Вальсов было три. «Осенний сон», под который мы начали свой первый круг, осторожно, будто привыкая друг к другу в новом, нерабочем качестве. «Амурские волны» — побыстрее, посмелее, и я уже вёл её уверенно, чувствуя, как она отзывается на каждое движение, как доверяет мне, как летит надо полом, почти не касаясь его носками туфель. И третий, которого я не знал. Ванина память уверяла, что это супер-шлягер из киноленты «Светлый путь» — какая-то невероятно популярная мелодия, которую крутили по радио всю весну сорок первого. Там ещё что-то про Новый год, кажется, было, и про фигуристов на катке, но это не имело никакого значения. Мы летели, кружась, так, будто это не актовый зал госпиталя, а бальная зала сказочного дворца, будто нам обоим по шестнадцать, будто вокруг нет и никогда не было никаких раненых, никакой войны. Её глаза горели, чуть приоткрытые губы в яркой помаде что-то шептали, но музыка, торжественная и в то же время какая-то манящая, не давала ничего услышать. Или это шум крови в ушах мешал, или мы кружились с такой скоростью, что в них свистело и хлопало?..
Но оказалось, что свистели и хлопали нам зрители. Раненые аплодировали или топали, кому чем было, санитарки смотрели на нашу пару, раскрыв рты, а Зина, утерев глаза краем фартука, выдала под занавес такой переливчатый разбойничий свист в два пальца, что, кажется, даже Серёга Мальцев вздрогнул.
С этим вальсом мы сорвали овации, каких школьный актовый зал, превратившийся в госпитальный, не знал никогда. Нам так тоже никогда не аплодировали. Но ни смущения, ни волнения не было. Вернее, волнение было, но со зрителями точно не имело никакой связи.

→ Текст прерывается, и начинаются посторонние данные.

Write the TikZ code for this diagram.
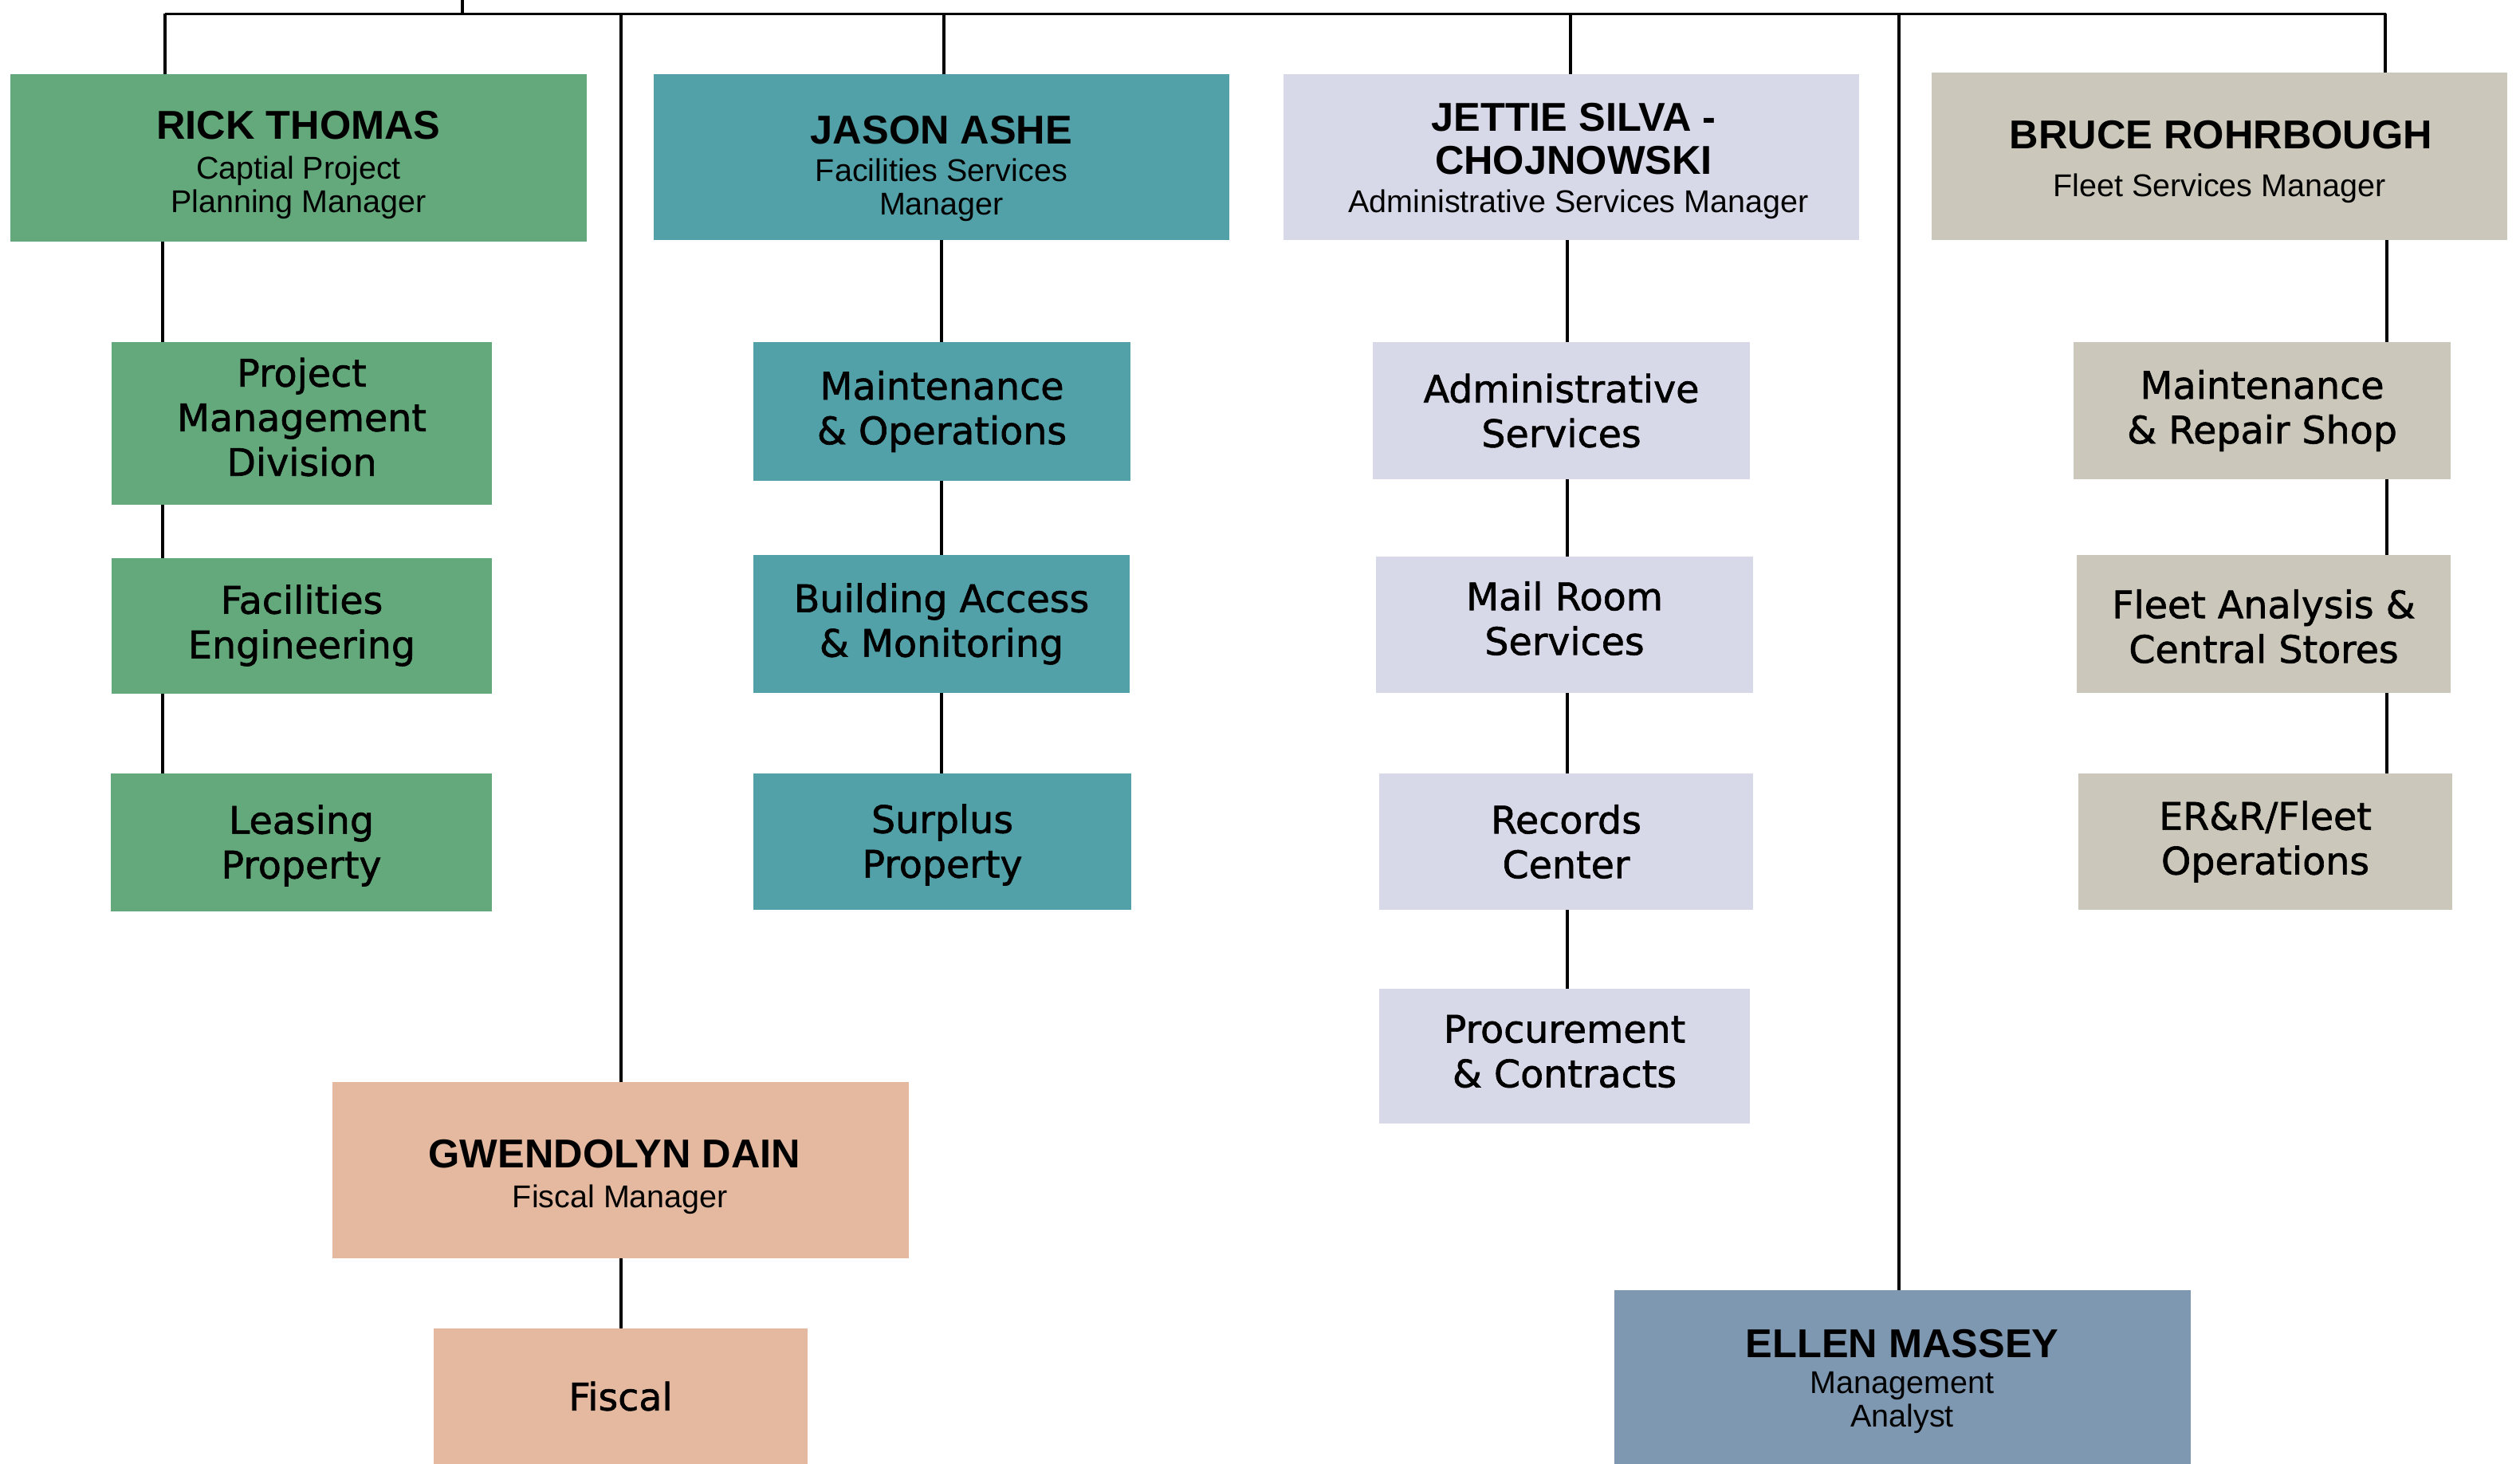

Когда шум затих, я склонил голову, а Оксана чуть присела в подобии реверанса. И глаз друг с друга мы по-прежнему не сводили. Так бывает, когда ты забываешь обо всём на свете. Но реальность редко упускает случая напомнить о себе.
За стенами завыли сирены.
Шум поднялся снова, но к нам уже отношения не имел. Первыми рванули из зала мальцевские с ним самим во главе. И только после этого в глазах раненых стал просыпаться гнев, а у женщин и девушек — страх.